Is the press really the enemy of the American people? That was the tongue-in-cheek question that kicked off a live interview with New York Times Executive Editor Dean Baquet at South by Southwest Interactive (SXSWi), the big annual technology and entrepreneurship conference happening this week.
Several thousand people packed into the Austin, Texas, convention center early this morning to hear what one of the most influential figures in American journalism had to say about covering the presidency of a man who has not shied away from making blunt (and often factually dubious) attacks on his industry. Baquet didn't hesitate to call Donald Trump out for his flame throwing. "I thought it was an outrageous comment—of course we're not the enemy of the American people," he said. "That one is particularly troublesome, because 'enemy of the people' is a historic term in American literature and politics, and it implies a certain attitude toward us. Hopefully it does not imply a possibility that he would actually do things" to us.
But Baquet also pointed to a silver lining from the perspective of the much-maligned "mainstream media." In the days after the election, he said, the Times was "getting criticized from the left and the right" for not realizing that Trump might win. But rather than be gracious in victory, the president-elect went on an insult offensive, describing the paper as the "failing New York Times" in a tweet that weekend. "I woke up Sunday morning," Baquet said, "and I felt like the whole tone of my emails shifted dramatically. Suddenly I started to get really supportive messages."
And it wasn't just moral support. As Baquet's interlocutor, media columnist Jim Rutenberg, put it, "Every time Trump says 'you guys suck' or 'you're the enemy,' it's like ding ding ding ding, the subscriptions go up. Then we [in the Times newsroom] talk amongst ourselves and wonder if that's a job saved or can that stave off the cuts that are coming."
It's no secret that the journalism industry is in a tough place, financially. Advertising and subscription revenue don't go nearly as far as they used to. Many outlets have had to shutter bureaus, lay off staff, merge with competitors, kill their print products, and so on. The Times itself introduced a paywall a few years ago in response to those changes.
But Trump's attacks are, perhaps counterintuitively, breathing new life into the institution, Baquet suggested. "I will say that something amazing has happened—the rise in digital subscriptions, the rise in audience, the literal hundreds of thousands of people who have decided to pay for The New York Times after the election," he said. "It has changed our economics, and has made it so that we have to cover the stories that those people want us to cover, and that we want to cover too."

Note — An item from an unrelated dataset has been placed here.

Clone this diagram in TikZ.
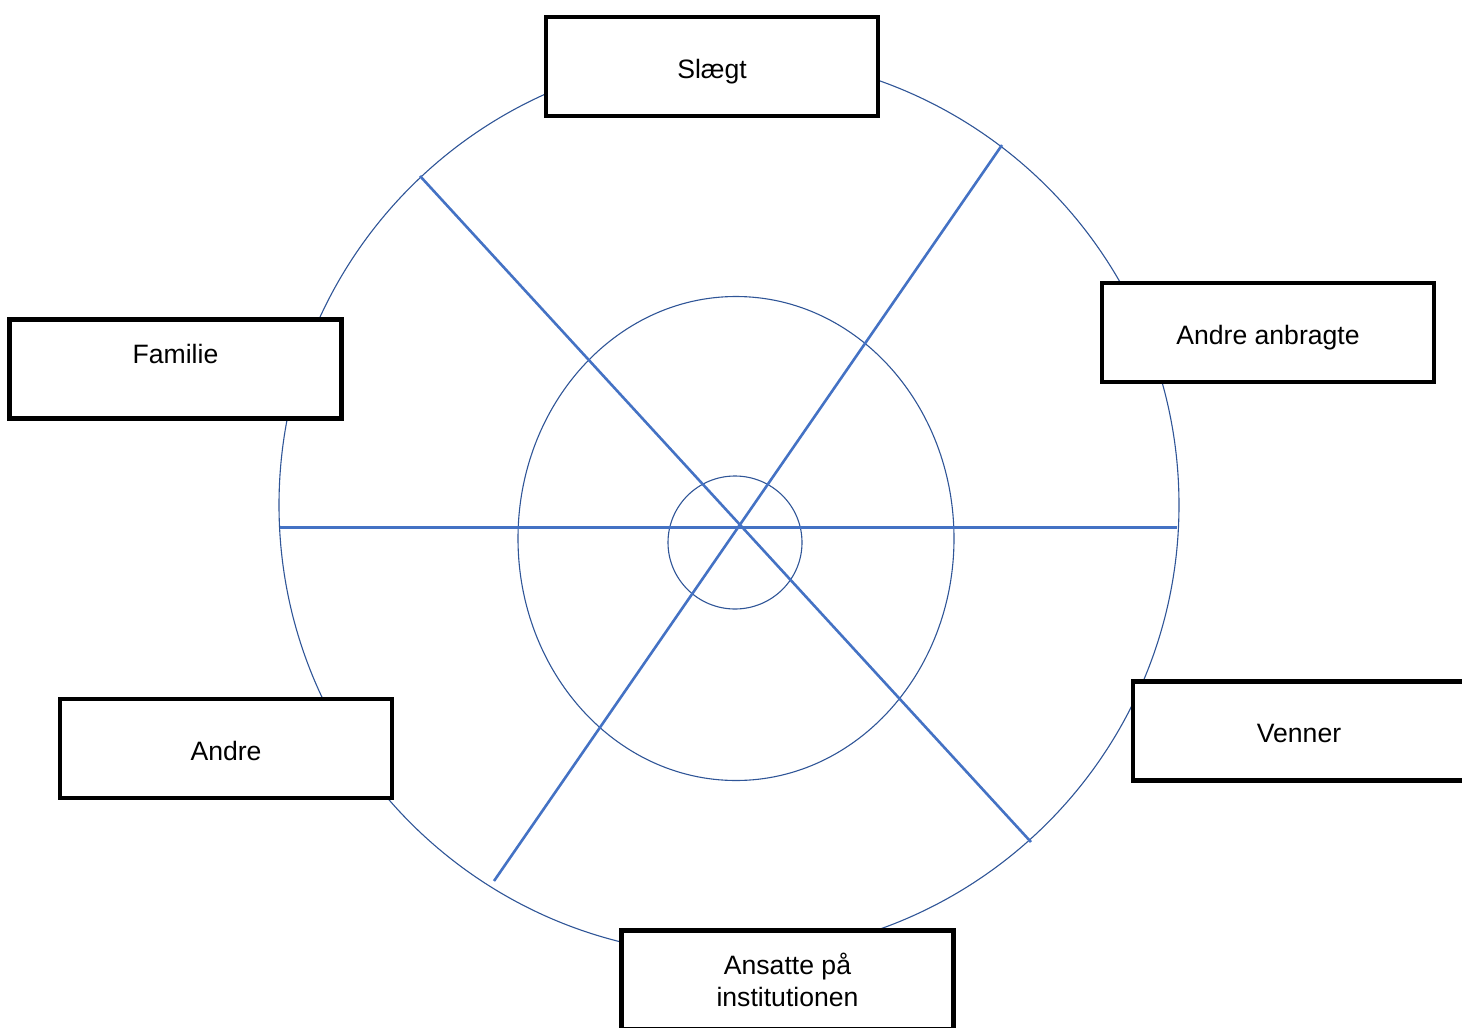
\documentclass[tikz,border=0pt]{standalone}
\usepackage{fontspec}
\setmainfont{Liberation Sans}
\definecolor{ringblue}{HTML}{2F5597}
\definecolor{spokeblue}{HTML}{4472C4}
\begin{document}
\begin{tikzpicture}[x=0.5pt,y=-0.5pt,
  ring/.style={draw=ringblue,line width=0.55pt},
  spoke/.style={draw=spokeblue,line width=1.3pt},
  labelbox/.style={draw=black,fill=white,line width=2.3pt,rectangle,
    minimum width=166pt,minimum height=49.5pt,inner sep=0pt,
    font=\fontsize{13.3}{16}\selectfont,align=center},
  onel/.style={text height=14pt,text depth=2.5pt},
  highl/.style={text height=10pt,text depth=16pt}]
\useasboundingbox (0,0) rectangle (1462,1028);
\clip (0,0) rectangle (1462,1028);
% rings
\draw[ring] (729,505) ellipse [x radius=450,y radius=450];
\draw[ring] (736,538.5) ellipse [x radius=218,y radius=242];
\draw[ring] (735,542.5) ellipse [x radius=67,y radius=66.5];
% spokes
\coordinate (hL) at (280,527.5);
\coordinate (hR) at (1177,527.5);
\coordinate (d1a) at (420,176);
\coordinate (d1b) at (1031,842);
\coordinate (d2a) at (1002,145);
\coordinate (d2b) at (494,881);
\draw[spoke] (hL) -- (hR);
\draw[spoke] (d1a) -- (d1b);
\draw[spoke] (d2a) -- (d2b);
% boxes
\node[labelbox,onel] (slaegt) at (712,66.5) {Slægt};
\node[labelbox,highl] (familie) at (175.5,369) {Familie};
\node[labelbox,onel] (anbragte) at (1268,332.5) {Andre anbragte};
\node[labelbox,onel] (venner) at (1299,730.7) {Venner};
\node[labelbox,onel] (andre) at (226,748.5) {Andre};
\node[labelbox] (ansatte) at (787.5,980) {Ansatte på\\institutionen};
\end{tikzpicture}
\end{document}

Repeatedly during the hourlong session, the newspaperman said the climate Trump is fostering of antipathy toward the press has redoubled his commitment to digging in and holding the president accountable. "We are preparing for the story of a generation," he said. "I think the next two years are going to be a historic moment in the life of news organizations. The combination of the economic realities that are forcing their way in, a president who's leading a revolution in Washington and makes this the most compelling political story since the way the United States changed after 9/11, mixed in with this whole debate about what is a journalist—there are going to be 20 books written about the next two years in American journalism."
"Yes," he continued, "I have to figure out a way to manage a changing reality in newspapers, which means The New York Times is going to be a little bit smaller. But we will do nothing to cut our ability to cover this presidency."
Baquet painted this as an almost welcome shock for an industry that has been floundering around, looking for a workable business model in the new digital age: "In comes the most compelling presidential election in a generation, and in comes the election of a president who, no matter what you think of him—and my job is not to judge his politics—is revolutionizing Washington, and is making changes that have the whole country just riveted," he said. "And suddenly our mission just got really clear. It is what it has always been…The one truly independent group that investigates the government without fear or favor is the press."
That doesn't mean the paper has to be biased, or even antagonistic, in its reporting, though. "Our job is not to be the opposition to Donald Trump," he said. "It's to cover the hell out of Donald Trump. We're supposed to cover the hell out of powerful people, and he's the most powerful man in the world."